Authors: Leo Harry Meirose, III*, Quantum Spatial, Barnali Dixon, University of South Florida Saint Petersburg, Christopher Brown, Worcester Polytechnic Institute, Alvan Karlin, Dewberry
Topics: Geographic Information Science and Systems, Water Resources and Hydrology, Environmental Science
Keywords: DEM resolution, resampling, stream delineation, fractal analyses, statistics, spatial location analysis
Session Type: Paper
Presentation File: No File Uploaded
Digital elevation model (DEM) resolution is critical to hydrological modeling and stream delineation. Changes in DEM resolution can result in differences in modeled stream delineation, which can result in differences in modeled stream spatial location, geometric complexity and statistical parameters.

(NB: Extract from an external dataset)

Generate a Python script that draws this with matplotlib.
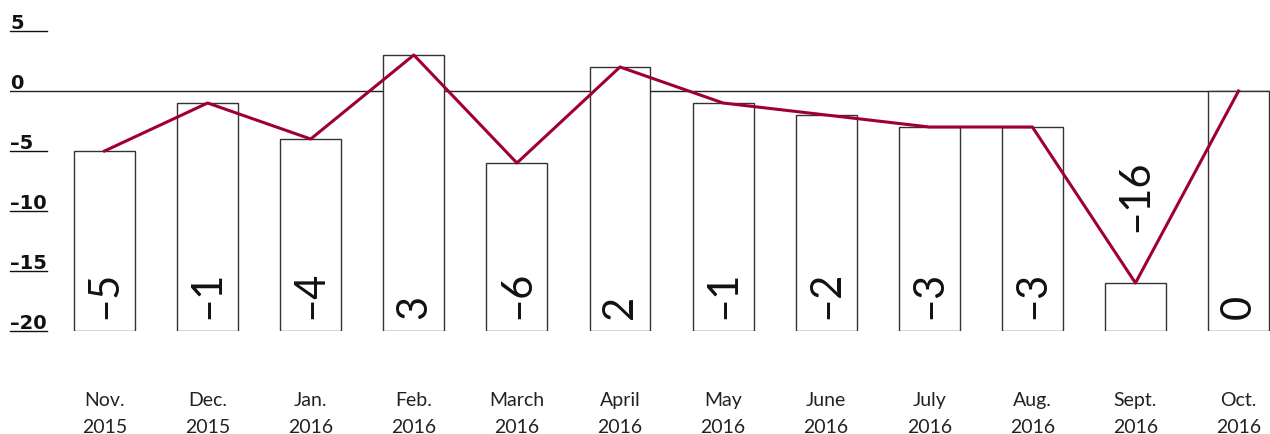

These differences in modeled stream spatial location, geometric complexity and statistical parameters can manifest differently between flat and mountainous terrains. Therefore, there is a need to analyze how stream delineation changes with DEM resolution, terrain and how stream geometric complexity changes with DEM resolution. Since spatial location of streams matters, it is necessary to evaluate the application of spatial location analysis of streams compared to traditional statistical testing at different resolutions of DEMs. A comprehensive sensitivity analysis using statistical tools for evaluating irregular geometric complexities or topographies was performed on multiple DEM resolutions, characterizing and comparing spatial and statistical differences between delineated modeled and real-world streams. Spatial and statistical results of modeled streams generated from original and resampled 1.5, 10, 30 and 90m DEMs were compared, measuring spatial and statistical consistency with real-world streams. Results showed in both flat and mountainous terrains, modeled streams generated from DEMs having identical cell size yielded statistically comparable length and complexity. However, while statistics indicated similarities, the streams did not share spatial correspondence in length or complexity. Mismatches between spatial and statistical results suggest limited utility in applying statistical complexity indices characterizing spatial changes in delineated streams, as statistical comparability may not guarantee spatial comparability. Spatial comparability can only be guaranteed using spatial analyses.